Probutility of winning = 1 USD

So what is the difference between probutility and "expected utility"? is it just another name for well-known idea? (The comment was edited as at first I read "probutility" as "probability" in your comment.)

I can't make sense of the part with R-world and L-world. You assign probabilities to your possible actions (by what rule?) then do arithmetic on them to decide which action to take (why does that depend on probabilities of actions?) then rotate the picture and find that actions are correlated with hidden facts (how can such correlation happen?) It looks like this metaphor doesn't work very well for decision-making, or we're using it wrong.

Well... I agree with all of the "that's peculiar" implications there. To answer your question:

The assignment of probabilities to actions doesn't influence the final decision here. We just need to assign probabilities to everything. They could be anything, and the decision would come out the same.

The magic correlation is definitely weird. Before I worked out an example for this post, I thought I had a rough idea of what Jeffrey-Bolker rotation does to the probabilities and utilities, but I was wrong.

I see the epistemic status of this as "counterintuitive fact" rather than "using the metaphor wrong". The vector-valued measure is just a way to visualize it. You can set up axioms in which the Jeffrey-Bolker rotation is impossible (like the Savage axioms), but in my opinion they're cheating to rule it out. In any case, this weirdness clearly follows from the Jeffrey-Bolker axioms of decision theory.

The assignment of probabilities to actions doesn't influence the final decision here. We just need to assign probabilities to everything. They could be anything, and the decision would come out the same.

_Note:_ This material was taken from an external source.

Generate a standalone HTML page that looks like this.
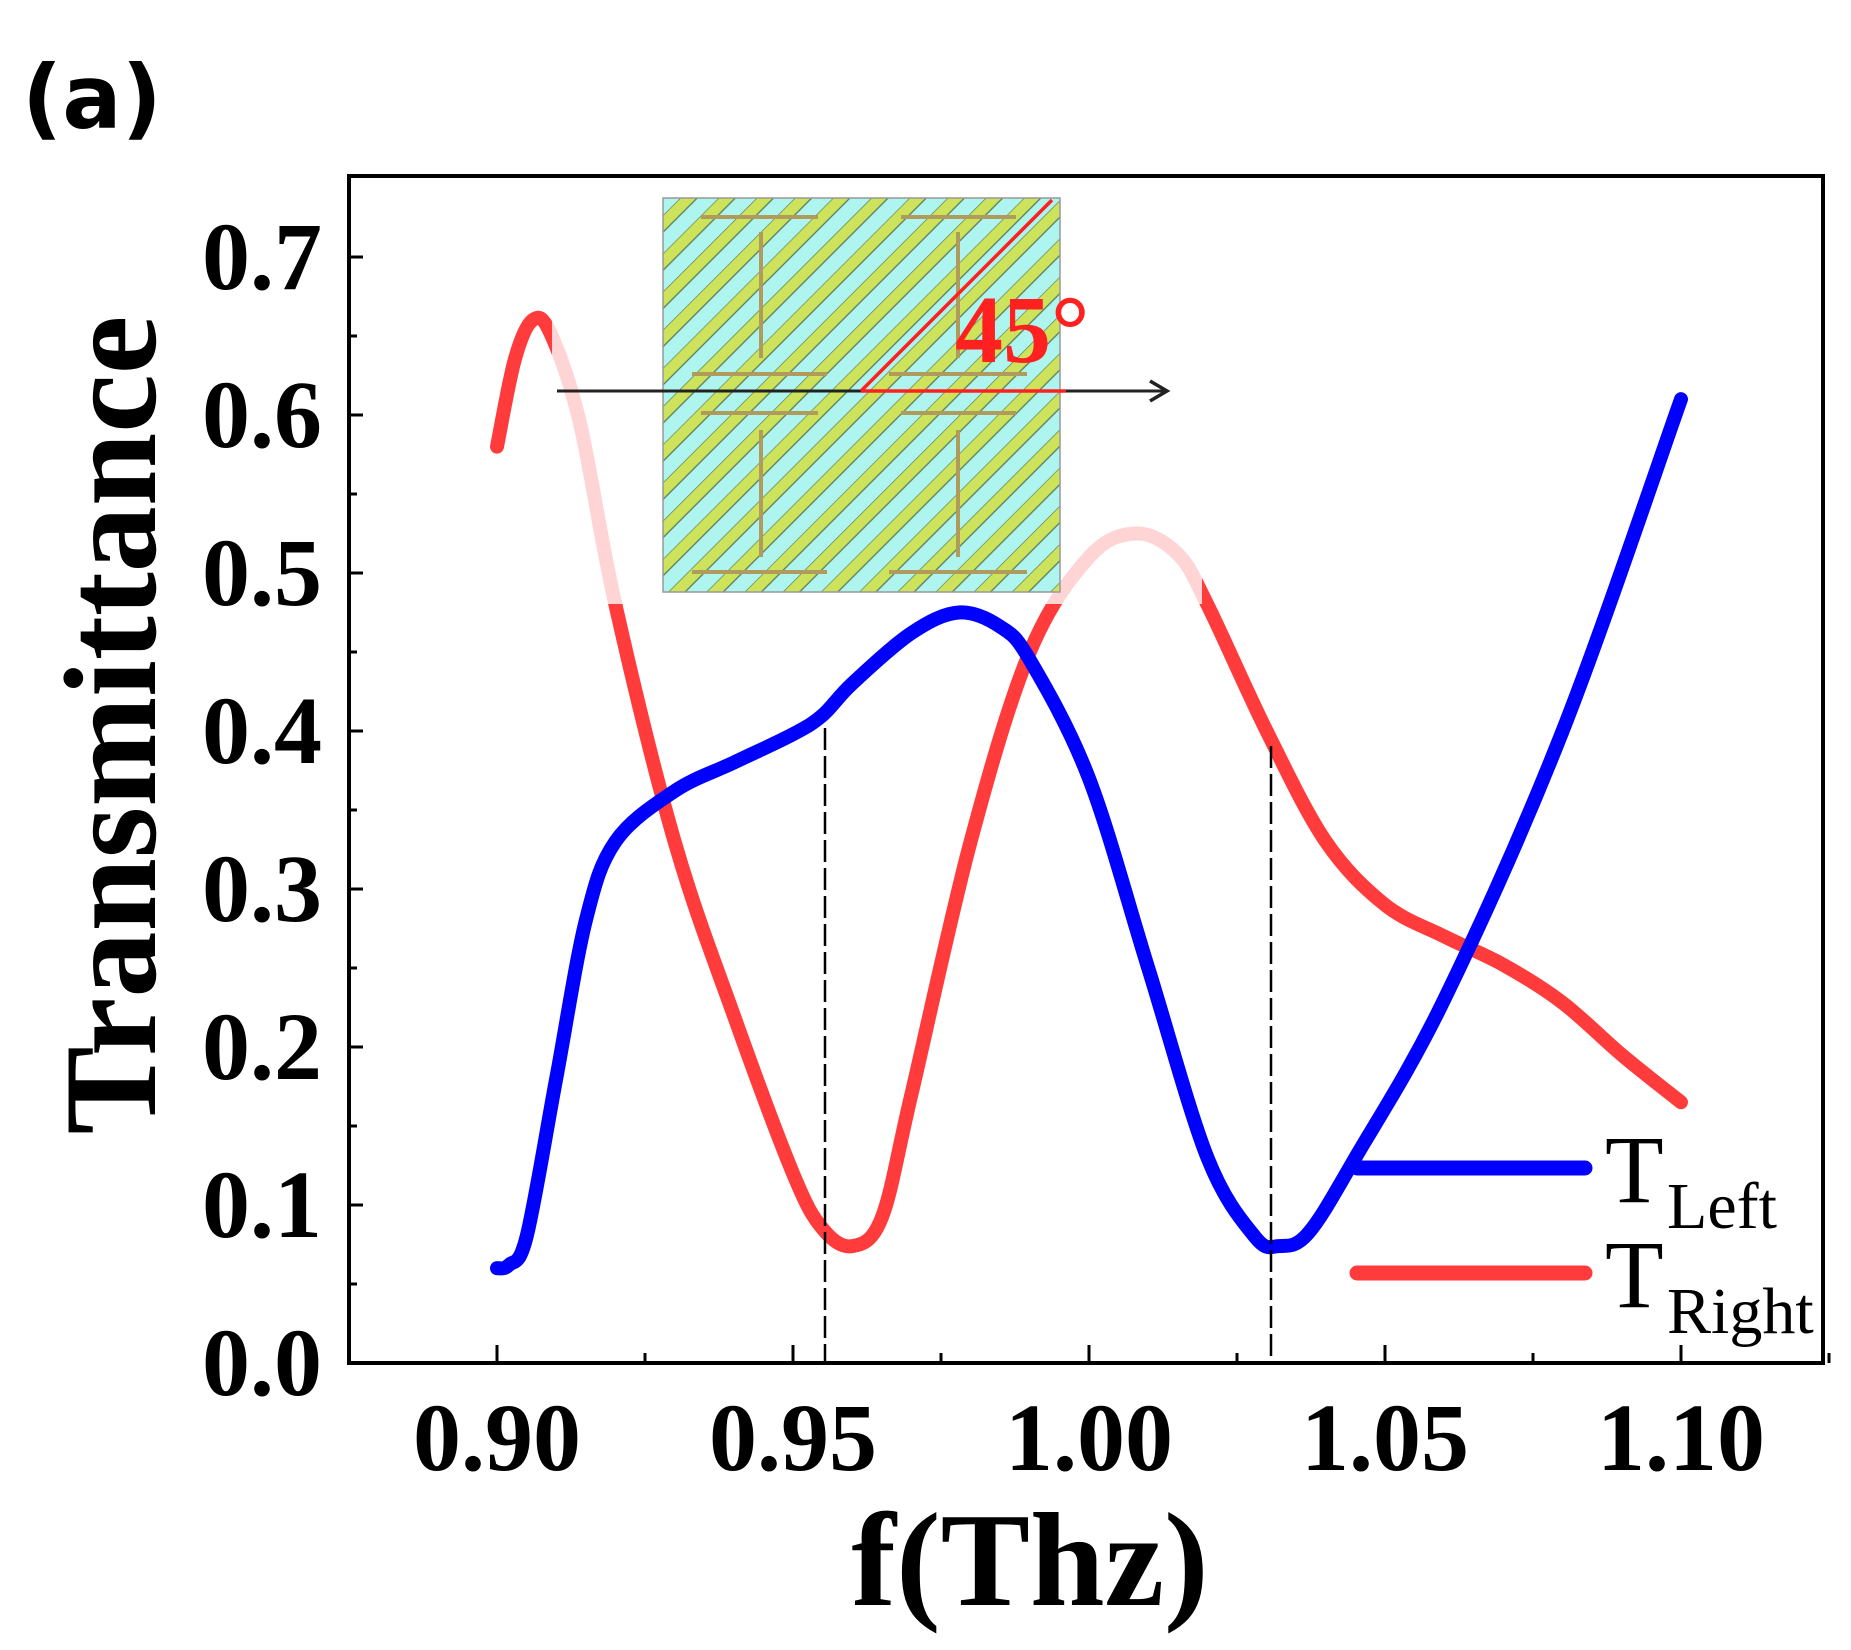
<!DOCTYPE html>
<html><head><meta charset="utf-8"><style>
html,body{margin:0;padding:0;background:#fff;}
svg{display:block;}
</style></head><body>
<svg width="1851" height="1650" viewBox="0 0 1851 1650" xmlns="http://www.w3.org/2000/svg">
<defs>
<pattern id="st" patternUnits="userSpaceOnUse" width="27" height="27" patternTransform="rotate(45)">
<rect width="27" height="27" fill="#aef5ef"/>
<rect x="0" y="0" width="12" height="27" fill="#cde35c"/>
<line x1="0" y1="0" x2="0" y2="27" stroke="#5a7a5a" stroke-width="1.3"/>
<line x1="12" y1="0" x2="12" y2="27" stroke="#5a7a5a" stroke-width="1.3"/>
</pattern>
</defs>
<text x="22" y="128" style="font-family:'DejaVu Sans','Liberation Sans',sans-serif;font-weight:bold;font-size:88px">(a)</text>
<g fill="none" stroke-linecap="round" stroke-linejoin="round" stroke-width="14">
<path id="red" stroke="#ff3b3b" d=""/>
<path id="blue" stroke="#0000ff" d=""/>
</g>
<rect x="552" y="180" width="650" height="424" fill="#fff" opacity="0.78"/>
<g stroke="#000" stroke-width="2.5" stroke-dasharray="22,6">
<line x1="825" y1="728" x2="825" y2="1363"/>
<line x1="1271" y1="746" x2="1271" y2="1363"/>
</g>
<rect x="663" y="198" width="397" height="394" fill="url(#st)" stroke="#999" stroke-width="1.5"/>
<g stroke="#b09a5c" stroke-width="4">
<line x1="701" y1="217" x2="818" y2="217"/><line x1="901" y1="217" x2="1016" y2="217"/>
<line x1="761" y1="232" x2="761" y2="358"/><line x1="958" y1="232" x2="958" y2="358"/>
<line x1="692" y1="374" x2="827" y2="374"/><line x1="889" y1="374" x2="1027" y2="374"/>
<line x1="701" y1="413" x2="818" y2="413"/><line x1="901" y1="413" x2="1016" y2="413"/>
<line x1="761" y1="430" x2="761" y2="557"/><line x1="958" y1="430" x2="958" y2="557"/>
<line x1="692" y1="572" x2="827" y2="572"/><line x1="889" y1="572" x2="1027" y2="572"/>
</g>
<line x1="557" y1="391" x2="1165" y2="391" stroke="#222" stroke-width="3"/>
<polyline points="1150,381 1167,391 1150,401" fill="none" stroke="#222" stroke-width="3.5"/>
<line x1="861" y1="391" x2="1066" y2="391" stroke="#ff2020" stroke-width="3.5"/>
<line x1="861" y1="391" x2="1052" y2="200" stroke="#ff2020" stroke-width="3.5"/>
<text x="955" y="362" style="font-family:'Liberation Serif',serif;font-weight:bold;font-size:96px" fill="#ff2020">45°</text>
<rect x="349" y="176" width="1474" height="1187" fill="none" stroke="#000" stroke-width="4"/>
<g id="ticks" stroke="#000" stroke-width="3"></g>
<g id="lbl" style="font-family:'Liberation Serif',serif;font-weight:bold;font-size:96px" fill="#000"></g>
<text x="1030" y="1605" text-anchor="middle" style="font-family:'Liberation Serif',serif;font-weight:bold;font-size:134px">f(Thz)</text>
<text transform="translate(155,725) rotate(-90)" text-anchor="middle" style="font-family:'Liberation Serif',serif;font-weight:bold;font-size:132px">Transmittance</text>
<line x1="1357" y1="1168" x2="1585" y2="1168" stroke="#0000ff" stroke-width="15" stroke-linecap="round"/>
<line x1="1357" y1="1273" x2="1585" y2="1273" stroke="#ff3b3b" stroke-width="15" stroke-linecap="round"/>
<text x="1605" y="1202" style="font-family:'Liberation Serif',serif;font-size:96px">T</text>
<text x="1667" y="1228" style="font-family:'Liberation Serif',serif;font-size:66px">Left</text>
<text x="1605" y="1307" style="font-family:'Liberation Serif',serif;font-size:96px">T</text>
<text x="1667" y="1333" style="font-family:'Liberation Serif',serif;font-size:66px">Right</text>
</svg>
<script>
function X(f){return 497+(f-0.9)/0.05*296;}
function Y(t){return 1363-t*1580;}
function path(pts){
 var p=pts.map(function(a){return [X(a[0]),Y(a[1])];});
 var d="M"+p[0][0]+","+p[0][1];
 for(var i=0;i<p.length-1;i++){
  var p0=p[i-1]||p[i],p1=p[i],p2=p[i+1],p3=p[i+2]||p2;
  var c1=[p1[0]+(p2[0]-p0[0])/6,p1[1]+(p2[1]-p0[1])/6];
  var c2=[p2[0]-(p3[0]-p1[0])/6,p2[1]-(p3[1]-p1[1])/6];
  d+=" C"+c1+" "+c2+" "+p2;
 }
 return d;
}
var blue=[[0.90,0.06],[0.902,0.062],[0.905,0.08],[0.91,0.18],[0.915,0.28],[0.92,0.33],[0.93,0.362],[0.94,0.38],[0.95,0.398],[0.955,0.41],[0.96,0.43],[0.97,0.462],[0.978,0.475],[0.985,0.466],[0.99,0.445],[1.0,0.37],[1.01,0.25],[1.02,0.13],[1.028,0.08],[1.032,0.074],[1.037,0.082],[1.045,0.13],[1.06,0.23],[1.08,0.40],[1.10,0.61]];
var red=[[0.90,0.58],[0.903,0.635],[0.906,0.66],[0.909,0.652],[0.914,0.595],[0.92,0.48],[0.93,0.33],[0.94,0.22],[0.95,0.12],[0.955,0.085],[0.96,0.074],[0.965,0.092],[0.97,0.17],[0.98,0.33],[0.99,0.45],[1.0,0.51],[1.008,0.525],[1.015,0.512],[1.02,0.48],[1.03,0.40],[1.04,0.33],[1.05,0.29],[1.06,0.27],[1.07,0.252],[1.08,0.228],[1.09,0.195],[1.10,0.165]];
document.getElementById('blue').setAttribute('d',path(blue));
document.getElementById('red').setAttribute('d',path(red));
var t=document.getElementById('ticks'),l=document.getElementById('lbl'),ns="http://www.w3.org/2000/svg";
function ln(a,b,c,d){var e=document.createElementNS(ns,'line');e.setAttribute('x1',a);e.setAttribute('y1',b);e.setAttribute('x2',c);e.setAttribute('y2',d);t.appendChild(e);}
function tx(x,y,s,anc){var e=document.createElementNS(ns,'text');e.setAttribute('x',x);e.setAttribute('y',y);e.setAttribute('text-anchor',anc);e.textContent=s;l.appendChild(e);}
for(var i=0;i<=14;i++){var y=Y(i*0.05);ln(349,y,349+(i%2?8:14),y);if(i%2==0)tx(322,y+32,(i*0.05).toFixed(1),'end');}
for(var i=0;i<=9;i++){var x=X(0.9+i*0.025);ln(x,1363,x,1363-(i%2?10:18));if(i%2==0)tx(x,1470,(0.9+i*0.025).toFixed(2),'middle');}
</script>
</body></html>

Aren't there meaningful constraints here? If I think it's equally likely that I'm in L-world and R-world and that this is independent of my action, then I have the constraint that P(Left, L-world)=P(Left, R-world) and another constraint that P(Right, L-world)=P(Right, R-world), and if I haven't decided yet then I have a constraint that P>0 (since at my present state of knowledge I could take any of the actions). But beyond that, positive linear scalings are irrelevant.

What does it look like to rotate and then renormalize?

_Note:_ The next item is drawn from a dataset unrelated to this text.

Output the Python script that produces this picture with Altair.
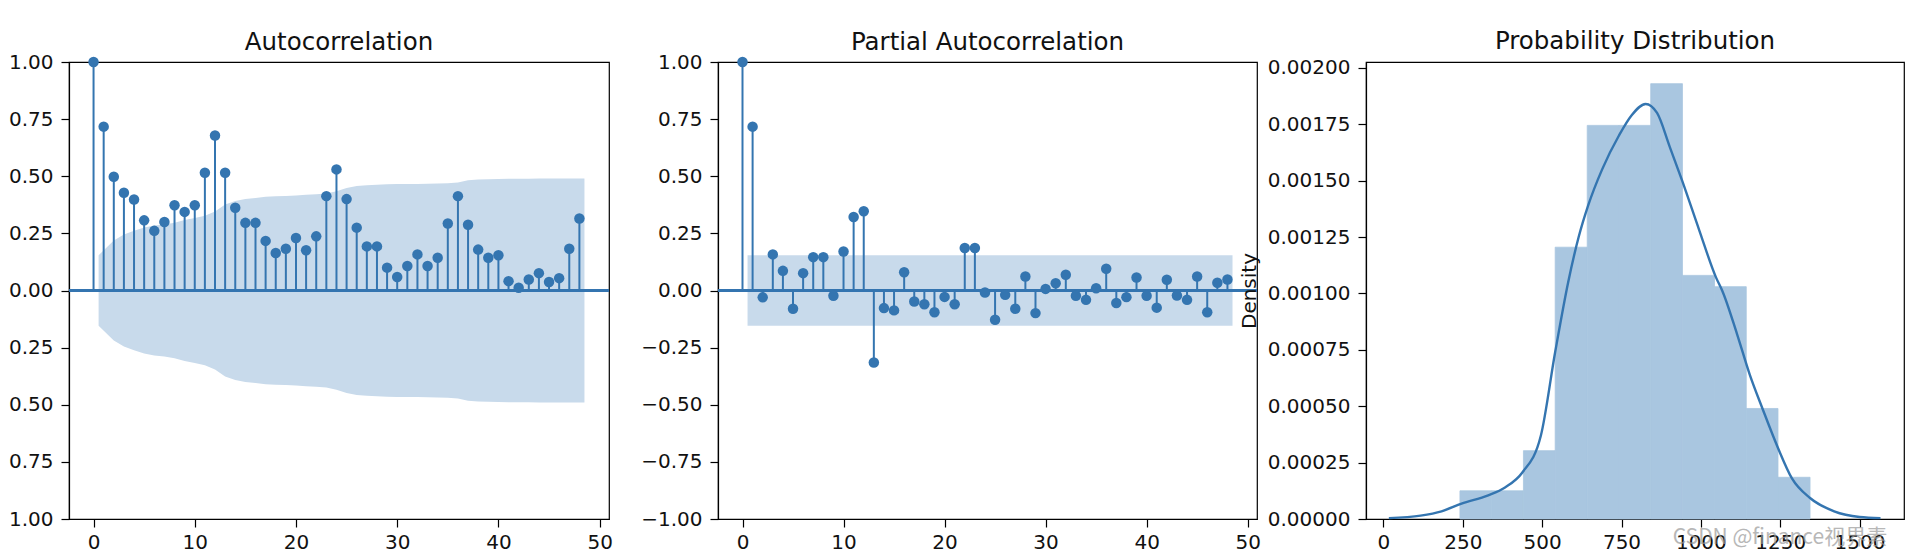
import altair as alt
import pandas as pd

# ---------------- data ----------------
acf_lags = list(range(49))
acf_vals = [1.0, 0.717, 0.498, 0.428, 0.398, 0.307, 0.261, 0.300, 0.373, 0.344,
            0.373, 0.515, 0.678, 0.515, 0.362, 0.296, 0.296, 0.217, 0.164, 0.183,
            0.230, 0.176, 0.237, 0.413, 0.530, 0.400, 0.275, 0.193, 0.193, 0.100,
            0.059, 0.107, 0.158, 0.107, 0.143, 0.293, 0.413, 0.288, 0.179, 0.143,
            0.154, 0.041, 0.012, 0.048, 0.076, 0.037, 0.054, 0.183, 0.315]

# confidence band half-width (lags 1..48); first/last points sit at 0.5 and 48.5
acf_band_x = [0.5] + list(range(2, 48)) + [48.5]
acf_band = [0.154, 0.219, 0.245, 0.262, 0.276, 0.284, 0.289, 0.297, 0.308, 0.317,
            0.327, 0.346, 0.376, 0.392, 0.400, 0.405, 0.410, 0.413, 0.414, 0.416,
            0.419, 0.421, 0.424, 0.434, 0.449, 0.457, 0.461, 0.463, 0.465, 0.466,
            0.466, 0.466, 0.467, 0.468, 0.469, 0.473, 0.482, 0.486, 0.487, 0.488,
            0.489, 0.489, 0.489, 0.490, 0.490, 0.490, 0.490, 0.490]

pacf_lags = list(range(49))
pacf_vals = [1.0, 0.717, -0.030, 0.158, 0.086, -0.080, 0.076, 0.146, 0.146, -0.023,
             0.171, 0.322, 0.347, -0.315, -0.077, -0.087, 0.080, -0.048, -0.060, -0.095,
             -0.028, -0.060, 0.186, 0.186, -0.009, -0.128, -0.019, -0.080, 0.061, -0.099,
             0.007, 0.032, 0.069, -0.023, -0.041, 0.010, 0.095, -0.055, -0.029, 0.057,
             -0.023, -0.075, 0.047, -0.022, -0.041, 0.061, -0.095, 0.034, 0.048]
pacf_band_x = [0.5, 48.5]
pacf_band = [0.154, 0.154]

hist_edges = [241, 341, 441, 541, 642, 742, 842, 942, 1043, 1143, 1243, 1344]
hist_density = [0.000125, 0.000125, 0.000303, 0.001205, 0.001745, 0.001745,
                0.00193, 0.00108, 0.00103, 0.00049, 0.000185]

kde_x = [17, 117, 183, 246, 330, 383, 437, 496, 541, 582, 615, 645, 689, 742, 782,
         826, 862, 902, 941, 995, 1048, 1068, 1114, 1154, 1194, 1243, 1287, 1344,
         1420, 1500, 1566]
kde_y = [0.000004, 0.000015, 0.000034, 0.000068, 0.000105, 0.000140, 0.000205, 0.00037,
         0.00074, 0.00105, 0.00125, 0.00139, 0.00155, 0.00170, 0.00179, 0.00184,
         0.00180, 0.00165, 0.00150, 0.00128, 0.00107, 0.00101, 0.00082, 0.00064,
         0.00049, 0.000315, 0.00018, 0.000093, 0.000034, 0.000009, 0.000004]

lag_ticks = [0, 10, 20, 30, 40, 50]
corr_ticks = [-1.0, -0.75, -0.5, -0.25, 0.0, 0.25, 0.5, 0.75, 1.0]
dist_x_ticks = [0, 250, 500, 750, 1000, 1250, 1500]
dist_y_ticks = [0, 0.00025, 0.0005, 0.00075, 0.001, 0.00125, 0.0015, 0.00175, 0.002]

# ---------------- styling ----------------
BLUE = "#3475b0"
BAND = "#c8daeb"
HIST = "#a9c6e0"
FONT = "DejaVu Sans"

def stem_panel(lags, vals, band_x, band_h, title, width):
    df = pd.DataFrame({"lag": lags, "v": vals})
    bdf = pd.DataFrame({"lag": band_x, "lo": [-h for h in band_h], "hi": band_h})
    xs = alt.Scale(domain=[-2.425, 50.925], nice=False, zero=False)
    ys = alt.Scale(domain=[-1, 1], nice=False)
    xax = alt.Axis(values=lag_ticks, format="d", title=None)
    yax = alt.Axis(values=corr_ticks, format=".2f", title=None)
    band = alt.Chart(bdf).mark_area(color=BAND, opacity=1).encode(
        x=alt.X("lag:Q", scale=xs, axis=xax),
        y=alt.Y("lo:Q", scale=ys, axis=yax),
        y2="hi:Q",
    )
    zero = alt.Chart(df).mark_rule(color=BLUE, strokeWidth=2).encode(y=alt.datum(0))
    stems = alt.Chart(df).mark_rule(color=BLUE, strokeWidth=2).encode(
        x=alt.X("lag:Q", scale=xs), y=alt.Y("v:Q", scale=ys), y2=alt.datum(0)
    )
    pts = alt.Chart(df).mark_circle(color=BLUE, size=110, opacity=1).encode(
        x=alt.X("lag:Q", scale=xs), y=alt.Y("v:Q", scale=ys)
    )
    return alt.layer(band, zero, stems, pts).properties(
        width=width, height=457, title=alt.TitleParams(title, offset=-3)
    )

acf = stem_panel(acf_lags, acf_vals, acf_band_x, acf_band, "Autocorrelation", 540)
pacf = stem_panel(pacf_lags, pacf_vals, pacf_band_x, pacf_band, "Partial Autocorrelation", 539)

hdf = pd.DataFrame({"x0": hist_edges[:-1], "x1": hist_edges[1:], "d": hist_density})
kdf = pd.DataFrame({"x": kde_x, "y": kde_y})
dxs = alt.Scale(domain=[-55, 1640], nice=False, zero=False)
dys = alt.Scale(domain=[0, 0.002026], nice=False)
bars = alt.Chart(hdf).mark_rect(color=HIST, opacity=1, stroke=HIST, strokeWidth=0.8).encode(
    x=alt.X("x0:Q", scale=dxs, axis=alt.Axis(values=dist_x_ticks, format="d", title=None)),
    x2="x1:Q",
    y=alt.Y("d:Q", scale=dys,
            axis=alt.Axis(values=dist_y_ticks, format=".5f", title="Density",
                          titleFontSize=20, titleFont=FONT, titleFontWeight="normal",
                          titleColor="#111", titlePadding=8)),
    y2=alt.datum(0),
)
kde = alt.Chart(kdf).mark_line(color=BLUE, strokeWidth=2.4, interpolate="monotone").encode(
    x=alt.X("x:Q", scale=dxs), y=alt.Y("y:Q", scale=dys)
)
wm = alt.Chart(pd.DataFrame({"t": ["CSDN @finance视界素"]})).mark_text(
    font="Noto Sans CJK SC", fontSize=21, color="#9a9a9a", opacity=0.7, align="center",
    baseline="middle"
).encode(text="t:N", x=alt.value(414), y=alt.value(476))
dist = alt.layer(bars, kde, wm).properties(
    width=538, height=457, title=alt.TitleParams("Probability Distribution", offset=3)
)

chart = alt.hconcat(acf, pacf, dist, spacing=109, bounds="flush").properties(
    padding={"left": -17, "top": 20, "right": 0, "bottom": 0}
).configure_view(stroke="black", strokeWidth=1.2).configure_axis(
    grid=False, labelFont=FONT, labelFontSize=20, labelColor="#111",
    tickColor="black", tickSize=8, tickWidth=1.2, domainColor="black", domainWidth=1.2,
    labelFlush=False, labelOverlap=False
).configure_axisX(labelPadding=5).configure_axisY(labelPadding=8).configure_title(
    font=FONT, fontSize=24.5, fontWeight="normal", color="#111",
    anchor="middle", frame="group"
)

chart.save("out.html", embed_options={"renderer": "svg", "actions": False})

There seem to be two answers. The first answer is that the highest probability event is the one farthest to the right. This event must be the entire . All we do to renormalize is scale until this event is probability 1.

If we rotate until some probabilities are negative, and then renormalize in this way, the negative probabilities stay negative, but rescale.

The second way to renormalize is to choose a separating line, and use its normal vector as probability. This keeps probability positive. Then we find the highest probability event as before, and call this probability 1.

Trying to picture this, an obvious question is: can the highest probability event change when we rotate?

The restriction that probabilities be non-negative means that events can only appear in quadrants I and IV of the graph.

Why do we restrict the probabilities to be non-negative? Is there anything in particular that keeps us from pulling an Aaronson and generalizing probability to include negative and complex components, even absent a clear motivator like QM?

Doesn't the necessity of this half-plane containing the actions restore a difference, even just within this decision algorithm (leaving aside the uniqueness of probability in learning and reasoning), between probability and utility? Probability is the direction perpendicular to this invisible line, and utility is the slope relative to this invisible line.

It can, if there is a unique line. There isn't a unique line in general -- you can draw several lines, getting different probability directions for each.

Sure. And given the rescalability, for any set of values you can rescale everything so that almost any line is possible. But then everything is in some suspiciously narrow band, which again lends itself to a principal component sort of coordinate system.

When inferring such a division, interestingly the ordering of value remains unchanged, but the ordering of the inferred probability can be different than the ordering of the original probability, because average-value events are interpreted as more probable.